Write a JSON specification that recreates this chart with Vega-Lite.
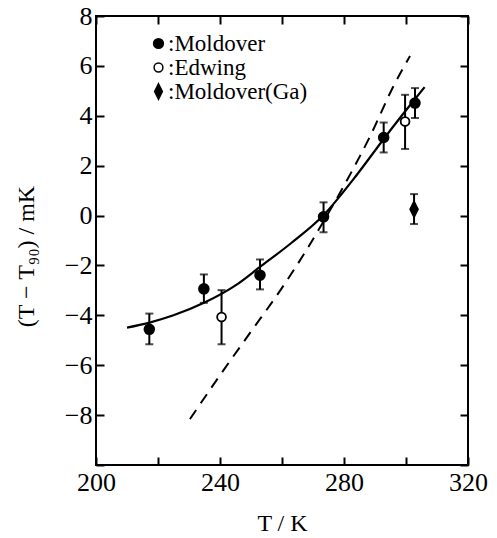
{
  "$schema": "https://vega.github.io/schema/vega-lite/v6.json",
  "width": 372,
  "height": 449,
  "autosize": {"type": "none"},
  "padding": {"left": 96, "top": 16, "right": 29, "bottom": 73},
  "background": "white",
  "config": {
    "view": {"stroke": "black", "strokeWidth": 2},
    "font": "Liberation Serif",
    "axis": {
      "domain": false,
      "grid": false,
      "tickColor": "black",
      "tickWidth": 2,
      "tickSize": -8,
      "labelFlush": false,
      "labelColor": "black",
      "labelFont": "Liberation Serif",
      "labelFontSize": 26,
      "titleFont": "Liberation Serif",
      "titleFontSize": 24,
      "titleFontWeight": "normal",
      "titleColor": "black"
    },
    "legend": {
      "orient": "none",
      "legendX": 51,
      "legendY": 16,
      "padding": 0,
      "labelFont": "Liberation Serif",
      "labelFontSize": 23,
      "labelColor": "black",
      "labelOffset": -2,
      "rowPadding": 0,
      "symbolStrokeColor": "black",
      "symbolStrokeWidth": 1.5
    }
  },
  "datasets": {
    "obs": [
      {"T": 217.2, "d": -4.56, "lo": -5.16, "hi": -3.93, "series": "Moldover"},
      {"T": 234.8, "d": -2.94, "lo": -3.5, "hi": -2.36, "series": "Moldover"},
      {"T": 252.9, "d": -2.39, "lo": -2.96, "hi": -1.76, "series": "Moldover"},
      {"T": 273.4, "d": -0.05, "lo": -0.67, "hi": 0.53, "series": "Moldover"},
      {"T": 292.8, "d": 3.13, "lo": 2.53, "hi": 3.73, "series": "Moldover"},
      {"T": 302.9, "d": 4.51, "lo": 3.91, "hi": 5.11, "series": "Moldover"},
      {"T": 240.5, "d": -4.07, "lo": -5.16, "hi": -2.99, "series": "Edwing"},
      {"T": 299.7, "d": 3.77, "lo": 2.67, "hi": 4.84, "series": "Edwing"},
      {"T": 302.6, "d": 0.25, "lo": -0.34, "hi": 0.86, "series": "Moldover(Ga)"}
    ],
    "fit": [
      {"T": 210, "d": -4.49},
      {"T": 217, "d": -4.3},
      {"T": 225, "d": -4.0},
      {"T": 235, "d": -3.49},
      {"T": 245, "d": -2.8},
      {"T": 253, "d": -2.05},
      {"T": 263, "d": -1.1},
      {"T": 273.3, "d": 0.0},
      {"T": 283, "d": 1.45},
      {"T": 293, "d": 3.1},
      {"T": 300, "d": 4.22},
      {"T": 306, "d": 5.15}
    ],
    "dash": [
      {"T": 230.3, "d": -8.16},
      {"T": 240, "d": -6.4},
      {"T": 250, "d": -4.65},
      {"T": 260, "d": -2.9},
      {"T": 268, "d": -1.36},
      {"T": 274.5, "d": 0.0},
      {"T": 280, "d": 1.2},
      {"T": 288.5, "d": 3.2},
      {"T": 296, "d": 5.2},
      {"T": 301.3, "d": 6.4}
    ]
  },
  "layer": [
    {
      "mark": {"type": "rule", "color": "black", "strokeWidth": 2},
      "encoding": {"y": {"datum": 0, "type": "quantitative", "axis": null}}
    },
    {
      "data": {"name": "dash"},
      "mark": {"type": "line", "color": "black", "strokeWidth": 2, "strokeDash": [11, 8], "interpolate": "monotone"},
      "encoding": {
        "x": {
          "field": "T", "type": "quantitative",
          "scale": {"domain": [200, 320], "nice": false, "zero": false},
          "axis": {
            "orient": "bottom",
            "values": [200, 220, 240, 260, 280, 300, 320],
            "labelExpr": "datum.value % 40 == 0 ? datum.label : ''",
            "labelPadding": 12,
            "title": "T / K",
            "titlePadding": 16
          }
        },
        "y": {
          "field": "d", "type": "quantitative",
          "scale": {"domain": [-10, 8], "nice": false, "zero": false},
          "axis": {
            "orient": "left",
            "values": [-10, -8, -6, -4, -2, 0, 2, 4, 6, 8],
            "labelExpr": "datum.value == -10 ? '' : datum.label",
            "labelPadding": 12,
            "title": "(T − T₉₀) / mK",
            "titlePadding": 26,
            "titleY": 240
          }
        }
      }
    },
    {
      "data": {"name": "fit"},
      "mark": {"type": "line", "color": "black", "strokeWidth": 2.2, "interpolate": "monotone"},
      "encoding": {
        "x": {"field": "T", "type": "quantitative", "axis": null},
        "y": {"field": "d", "type": "quantitative", "axis": null}
      }
    },
    {
      "data": {"name": "obs"},
      "mark": {"type": "rule", "color": "black", "strokeWidth": 2},
      "encoding": {
        "x": {"field": "T", "type": "quantitative",
          "axis": {"orient": "top", "values": [200, 220, 240, 260, 280, 300, 320], "labels": false, "title": null}},
        "y": {"field": "lo", "type": "quantitative",
          "axis": {"orient": "right", "values": [-10, -8, -6, -4, -2, 0, 2, 4, 6, 8], "labels": false, "title": null}},
        "y2": {"field": "hi"}
      }
    },
    {
      "data": {"name": "obs"},
      "mark": {"type": "tick", "orient": "horizontal", "color": "black", "size": 8, "thickness": 2},
      "encoding": {
        "x": {"field": "T", "type": "quantitative", "axis": null},
        "y": {"field": "lo", "type": "quantitative", "axis": null}
      }
    },
    {
      "data": {"name": "obs"},
      "mark": {"type": "tick", "orient": "horizontal", "color": "black", "size": 8, "thickness": 2},
      "encoding": {
        "x": {"field": "T", "type": "quantitative", "axis": null},
        "y": {"field": "hi", "type": "quantitative", "axis": null}
      }
    },
    {
      "data": {"name": "obs"},
      "mark": {"type": "point", "filled": true, "strokeWidth": 1.8, "opacity": 1},
      "encoding": {
        "x": {"field": "T", "type": "quantitative", "axis": null},
        "y": {"field": "d", "type": "quantitative", "axis": null},
        "shape": {
          "field": "series", "type": "nominal",
          "scale": {"domain": ["Moldover", "Edwing", "Moldover(Ga)"], "range": ["circle", "circle", "M0,-2L1,0L0,2L-1,0Z"]},
          "legend": {"title": null, "labelExpr": "':' + datum.label"}
        },
        "fill": {
          "field": "series", "type": "nominal",
          "scale": {"domain": ["Moldover", "Edwing", "Moldover(Ga)"], "range": ["black", "white", "black"]},
          "legend": {"title": null, "labelExpr": "':' + datum.label"}
        },
        "stroke": {
          "field": "series", "type": "nominal",
          "scale": {"domain": ["Moldover", "Edwing", "Moldover(Ga)"], "range": ["black", "black", "black"]},
          "legend": {"title": null, "labelExpr": "':' + datum.label"}
        },
        "size": {
          "field": "series", "type": "nominal",
          "scale": {"domain": ["Moldover", "Edwing", "Moldover(Ga)"], "range": [95, 60, 60]},
          "legend": {"title": null, "labelExpr": "':' + datum.label"}
        }
      }
    }
  ],
  "resolve": {"axis": {"x": "independent", "y": "independent"}}
}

::::

# REQUIRED TASK:
Quote the data exactly, leaving every image out of the copy.

# ANSWER TO THIS PROBLEM:
Write a JSON specification that recreates this chart with Vega-Lite.
{
  "$schema": "https://vega.github.io/schema/vega-lite/v6.json",
  "width": 372,
  "height": 449,
  "autosize": {"type": "none"},
  "padding": {"left": 96, "top": 16, "right": 29, "bottom": 73},
  "background": "white",
  "config": {
    "view": {"stroke": "black", "strokeWidth": 2},
    "font": "Liberation Serif",
    "axis": {
      "domain": false,
      "grid": false,
      "tickColor": "black",
      "tickWidth": 2,
      "tickSize": -8,
      "labelFlush": false,
      "labelColor": "black",
      "labelFont": "Liberation Serif",
      "labelFontSize": 26,
      "titleFont": "Liberation Serif",
      "titleFontSize": 24,
      "titleFontWeight": "normal",
      "titleColor": "black"
    },
    "legend": {
      "orient": "none",
      "legendX": 51,
      "legendY": 16,
      "padding": 0,
      "labelFont": "Liberation Serif",
      "labelFontSize": 23,
      "labelColor": "black",
      "labelOffset": -2,
      "rowPadding": 0,
      "symbolStrokeColor": "black",
      "symbolStrokeWidth": 1.5
    }
  },
  "datasets": {
    "obs": [
      {"T": 217.2, "d": -4.56, "lo": -5.16, "hi": -3.93, "series": "Moldover"},
      {"T": 234.8, "d": -2.94, "lo": -3.5, "hi": -2.36, "series": "Moldover"},
      {"T": 252.9, "d": -2.39, "lo": -2.96, "hi": -1.76, "series": "Moldover"},
      {"T": 273.4, "d": -0.05, "lo": -0.67, "hi": 0.53, "series": "Moldover"},
      {"T": 292.8, "d": 3.13, "lo": 2.53, "hi": 3.73, "series": "Moldover"},
      {"T": 302.9, "d": 4.51, "lo": 3.91, "hi": 5.11, "series": "Moldover"},
      {"T": 240.5, "d": -4.07, "lo": -5.16, "hi": -2.99, "series": "Edwing"},
      {"T": 299.7, "d": 3.77, "lo": 2.67, "hi": 4.84, "series": "Edwing"},
      {"T": 302.6, "d": 0.25, "lo": -0.34, "hi": 0.86, "series": "Moldover(Ga)"}
    ],
    "fit": [
      {"T": 210, "d": -4.49},
      {"T": 217, "d": -4.3},
      {"T": 225, "d": -4.0},
      {"T": 235, "d": -3.49},
      {"T": 245, "d": -2.8},
      {"T": 253, "d": -2.05},
      {"T": 263, "d": -1.1},
      {"T": 273.3, "d": 0.0},
      {"T": 283, "d": 1.45},
      {"T": 293, "d": 3.1},
      {"T": 300, "d": 4.22},
      {"T": 306, "d": 5.15}
    ],
    "dash": [
      {"T": 230.3, "d": -8.16},
      {"T": 240, "d": -6.4},
      {"T": 250, "d": -4.65},
      {"T": 260, "d": -2.9},
      {"T": 268, "d": -1.36},
      {"T": 274.5, "d": 0.0},
      {"T": 280, "d": 1.2},
      {"T": 288.5, "d": 3.2},
      {"T": 296, "d": 5.2},
      {"T": 301.3, "d": 6.4}
    ]
  },
  "layer": [
    {
      "mark": {"type": "rule", "color": "black", "strokeWidth": 2},
      "encoding": {"y": {"datum": 0, "type": "quantitative", "axis": null}}
    },
    {
      "data": {"name": "dash"},
      "mark": {"type": "line", "color": "black", "strokeWidth": 2, "strokeDash": [11, 8], "interpolate": "monotone"},
      "encoding": {
        "x": {
          "field": "T", "type": "quantitative",
          "scale": {"domain": [200, 320], "nice": false, "zero": false},
          "axis": {
            "orient": "bottom",
            "values": [200, 220, 240, 260, 280, 300, 320],
            "labelExpr": "datum.value % 40 == 0 ? datum.label : ''",
            "labelPadding": 12,
            "title": "T / K",
            "titlePadding": 16
          }
        },
        "y": {
          "field": "d", "type": "quantitative",
          "scale": {"domain": [-10, 8], "nice": false, "zero": false},
          "axis": {
            "orient": "left",
            "values": [-10, -8, -6, -4, -2, 0, 2, 4, 6, 8],
            "labelExpr": "datum.value == -10 ? '' : datum.label",
            "labelPadding": 12,
            "title": "(T − T₉₀) / mK",
            "titlePadding": 26,
            "titleY": 240
          }
        }
      }
    },
    {
      "data": {"name": "fit"},
      "mark": {"type": "line", "color": "black", "strokeWidth": 2.2, "interpolate": "monotone"},
      "encoding": {
        "x": {"field": "T", "type": "quantitative", "axis": null},
        "y": {"field": "d", "type": "quantitative", "axis": null}
      }
    },
    {
      "data": {"name": "obs"},
      "mark": {"type": "rule", "color": "black", "strokeWidth": 2},
      "encoding": {
        "x": {"field": "T", "type": "quantitative",
          "axis": {"orient": "top", "values": [200, 220, 240, 260, 280, 300, 320], "labels": false, "title": null}},
        "y": {"field": "lo", "type": "quantitative",
          "axis": {"orient": "right", "values": [-10, -8, -6, -4, -2, 0, 2, 4, 6, 8], "labels": false, "title": null}},
        "y2": {"field": "hi"}
      }
    },
    {
      "data": {"name": "obs"},
      "mark": {"type": "tick", "orient": "horizontal", "color": "black", "size": 8, "thickness": 2},
      "encoding": {
        "x": {"field": "T", "type": "quantitative", "axis": null},
        "y": {"field": "lo", "type": "quantitative", "axis": null}
      }
    },
    {
      "data": {"name": "obs"},
      "mark": {"type": "tick", "orient": "horizontal", "color": "black", "size": 8, "thickness": 2},
      "encoding": {
        "x": {"field": "T", "type": "quantitative", "axis": null},
        "y": {"field": "hi", "type": "quantitative", "axis": null}
      }
    },
    {
      "data": {"name": "obs"},
      "mark": {"type": "point", "filled": true, "strokeWidth": 1.8, "opacity": 1},
      "encoding": {
        "x": {"field": "T", "type": "quantitative", "axis": null},
        "y": {"field": "d", "type": "quantitative", "axis": null},
        "shape": {
          "field": "series", "type": "nominal",
          "scale": {"domain": ["Moldover", "Edwing", "Moldover(Ga)"], "range": ["circle", "circle", "M0,-2L1,0L0,2L-1,0Z"]},
          "legend": {"title": null, "labelExpr": "':' + datum.label"}
        },
        "fill": {
          "field": "series", "type": "nominal",
          "scale": {"domain": ["Moldover", "Edwing", "Moldover(Ga)"], "range": ["black", "white", "black"]},
          "legend": {"title": null, "labelExpr": "':' + datum.label"}
        },
        "stroke": {
          "field": "series", "type": "nominal",
          "scale": {"domain": ["Moldover", "Edwing", "Moldover(Ga)"], "range": ["black", "black", "black"]},
          "legend": {"title": null, "labelExpr": "':' + datum.label"}
        },
        "size": {
          "field": "series", "type": "nominal",
          "scale": {"domain": ["Moldover", "Edwing", "Moldover(Ga)"], "range": [95, 60, 60]},
          "legend": {"title": null, "labelExpr": "':' + datum.label"}
        }
      }
    }
  ],
  "resolve": {"axis": {"x": "independent", "y": "independent"}}
}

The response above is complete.